Pernyataan ini memunculkan diskusi mengenai bagaimana kebutuhan dana besar untuk mendukung pertumbuhan? Bagaimana pengalaman internasional seperti Amerika Serikat, bisa memberikan inspirasi?
APBN Indonesia saat ini dianggarkan sebesar Rp3.600 triliun untuk 2025, jauh di bawah Rp8.000 triliun yang dianggap diperlukan oleh Prabowo. Mardigu mengkritik, anggaran ini hanyalah rencana belanja yang tidak sepenuhnya tersedia dalam bentuk uang tunai. Indonesia pun mengalami kendala dalam ekspansi fiskal, terutama karena jumlah uang kartal yang beredar hanya sekitar Rp954,4 triliun, menurut data Bank Indonesia.
Menurut Mardigu, kesulitan utama Indonesia dalam mencapai pertumbuhan ekonomi adalah keterbatasan uang yang tersedia bagi negara. Keterbatasan dana ini menurutnya menghambat laju pertumbuhan ekonomi dan daya beli masyarakat. Sebagai negara yang ekonominya ditopang oleh konsumsi, dibutuhkan peningkatan daya beli masyarakat yang saat ini dinilai masih kurang.
Dalam video tersebut, Mardigu menguraikan contoh kebijakan AS saat krisis keuangan 2008. Saat itu, AS mencetak uang dalam jumlah besar (sekitar 2 triliun dolar) untuk menyelamatkan sistem keuangannya. AS menggunakan metode pencetakan uang (quantitative easing) untuk melunasi utang-utang di berbagai sektor tanpa menciptakan inflasi besar di dalam negeri.
Solusinya adalah menggunakan proyek-proyek di luar negeri, termasuk negara-negara berkembang seperti Indonesia, sebagai “underlaying” atau pendukung cetak dolar.
Mardigu mengindikasikan, negara-negara berkembang sering kali menjadi “penyangga” bagi kebijakan cetak uang AS. Dengan kata lain, negara-negara tersebut menerima dampak inflasi dari suplai dolar yang berlebih, sementara ekonomi AS sendiri tetap stabil. Pandangan ini mengkritisi mengapa negara seperti Indonesia dianggap tidak bisa mencetak uang sebanyak itu tanpa merusak ekonominya.
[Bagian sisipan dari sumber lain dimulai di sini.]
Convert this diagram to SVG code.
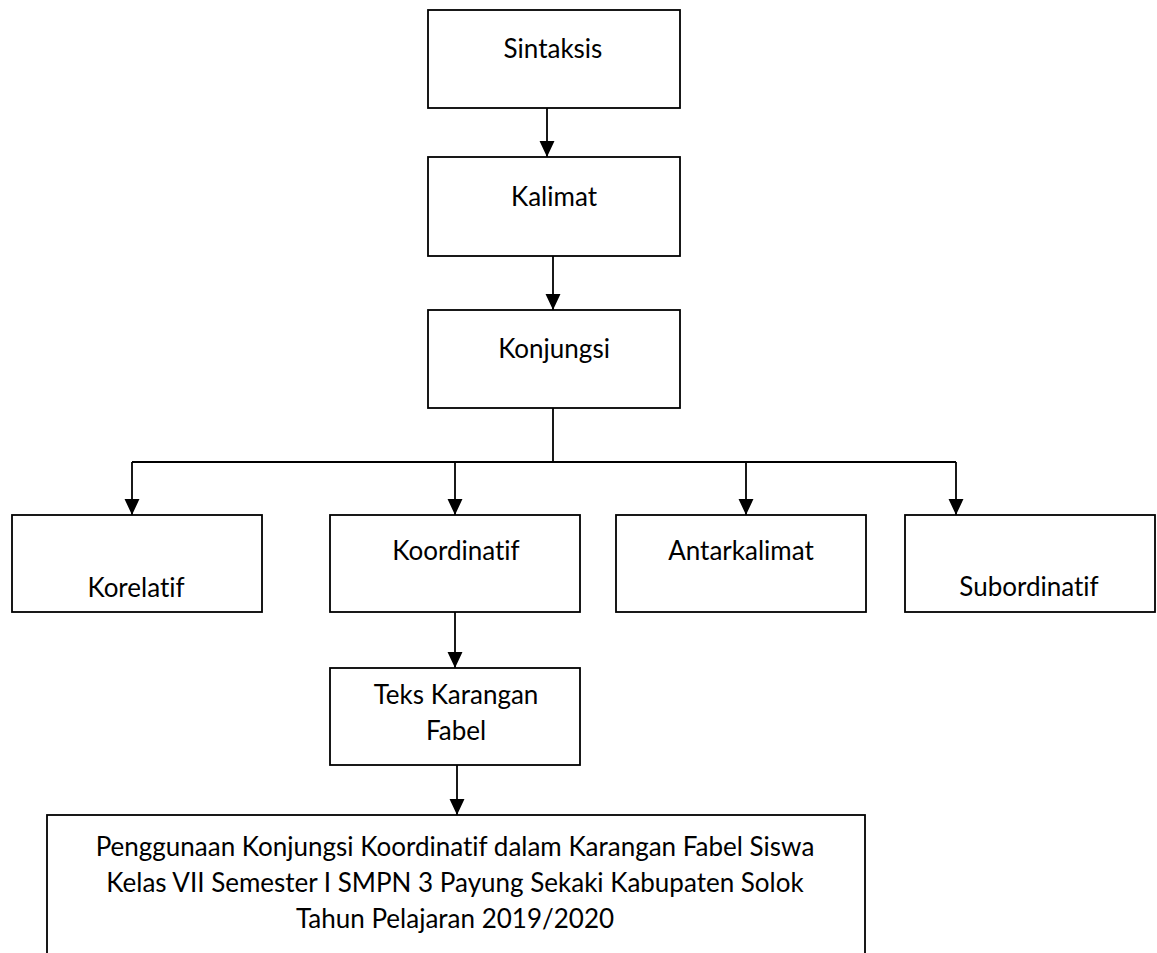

Jika Indonesia ingin mendanai pertumbuhan besar-besaran, Mardigu menyarankan adanya pendekatan yang mirip dengan quantitative easing. Namun, tantangannya jauh lebih rumit. Indonesia sebagai negara berkembang tidak memiliki mata uang dengan status cadangan devisa internasional seperti dolar AS. Dampak pencetakan uang dalam jumlah besar dapat mengakibatkan inflasi tinggi jika tidak diimbangi dengan produktivitas dan pengendalian harga.
Dalam konteks ini, tantangan besar adalah bagaimana Indonesia bisa menggunakan dana APBN untuk proyek-proyek produktif. Pencetakan uang dapat dipertimbangkan jika dana tersebut digunakan pada sektor-sektor dengan multiplier effect tinggi yang dapat mempercepat pembangunan infrastruktur, meningkatkan ekspor, dan menciptakan lapangan kerja.
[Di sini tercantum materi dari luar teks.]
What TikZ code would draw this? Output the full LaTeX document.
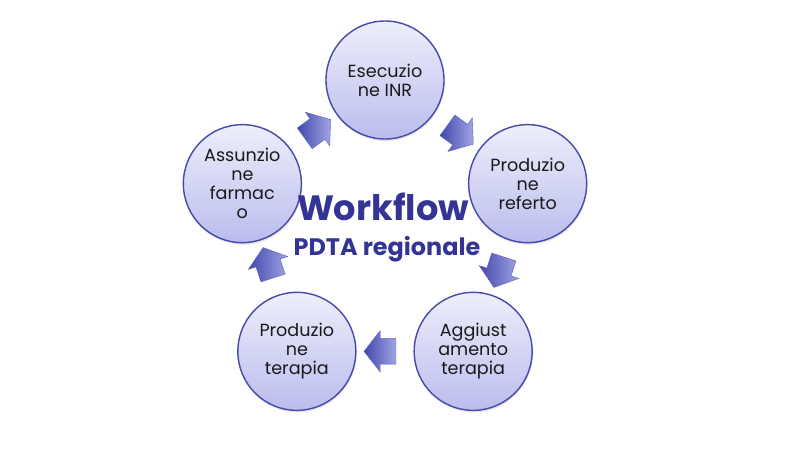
\documentclass[tikz,border=0pt]{standalone}
\usepackage{fontspec}
\setmainfont{Poppins}
\usepackage{tikz}
\usetikzlibrary{calc,shapes.arrows,shadows}
\definecolor{wfdark}{RGB}{52,52,150}
\definecolor{wfedge}{RGB}{70,74,168}
\definecolor{wflight}{RGB}{238,238,251}
\definecolor{wfmid}{RGB}{186,189,237}
\definecolor{wfarrowdark}{RGB}{66,71,172}
\definecolor{wfarrowlight}{RGB}{160,164,228}
\tikzset{
  phase/.style={circle, draw=wfedge, line width=1pt, minimum size=2.95cm,
    top color=wflight, bottom color=wfmid, align=center, text=black!90,
    font=\fontsize{12.5}{13.5}\selectfont,
    drop shadow={opacity=0.2, shadow xshift=0.5pt, shadow yshift=-1.5pt}},
  flow/.style={single arrow, minimum height=0.8cm, minimum width=1.025cm,
    single arrow head extend=0.2cm, single arrow tip angle=104,
    inner xsep=0pt, inner ysep=0.3125cm, rotate=#1,
    left color=wfarrowdark, right color=wfarrowlight,
    draw=wfarrowdark!85, line width=0.3pt}
}
\begin{document}
\begin{tikzpicture}
  \useasboundingbox[fill=white] (0,0) rectangle (20,11.25);
  \begin{scope}[shift={(9.625,5.5)}]
    % The five phases
    \node[phase] (ese) at (90:3.75) {Esecuzio\\ne INR};
    \node[phase] (ref) at (18:3.75) {Produzio\\ne\\referto};
    \node[phase] (agg) at (-54:3.75) {Aggiust\\amento\\terapia};
    \node[phase] (ter) at (-126:3.75) {Produzio\\ne\\terapia};
    \node[phase] (ass) at (162:3.75) {Assunzio\\ne\\farmac\\o};

    % Block arrows between the phases
    \node[flow=-36] (f1) at ($(ese)!0.5!(ref)$) {};
    \node[flow=-108] (f2) at ($(ref)!0.5!(agg)$) {};
    \node[flow=180] (f3) at ($(agg)!0.5!(ter)$) {};
    \node[flow=108] (f4) at ($(ter)!0.5!(ass)$) {};
    \node[flow=36] (f5) at ($(ass)!0.5!(ese)$) {};

    % Title in the middle
    \node[anchor=base, text=wfdark, font=\bfseries\fontsize{25}{28}\selectfont] (title) at (-0.05,0.25) {Workflow};
    \node[anchor=base, text=wfdark, font=\bfseries\fontsize{17}{20}\selectfont] (sub) at (0.05,-0.625) {PDTA regionale};
  \end{scope}
\end{tikzpicture}
\end{document}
Menurut Mardigu, ada beberapa opsi pendanaan selain pencetakan uang yang dapat dilakukan Indonesia, antara lain:
Peningkatan Investasi Asing. Pembukaan akses investasi untuk infrastruktur dan sektor produktif dapat membantu menciptakan lapangan kerja dan meningkatkan daya saing Indonesia. Skema investasi di sektor energi terbarukan, teknologi digital, dan manufaktur dapat menarik modal asing yang bersedia mendanai proyek-proyek besar.
Efisiensi Pengelolaan APBN. Pengurangan pemborosan anggaran dan peningkatan efisiensi belanja negara akan sangat berpengaruh. Indonesia dapat mengalihkan anggaran ke sektor-sektor prioritas yang berdampak langsung terhadap ekonomi rakyat.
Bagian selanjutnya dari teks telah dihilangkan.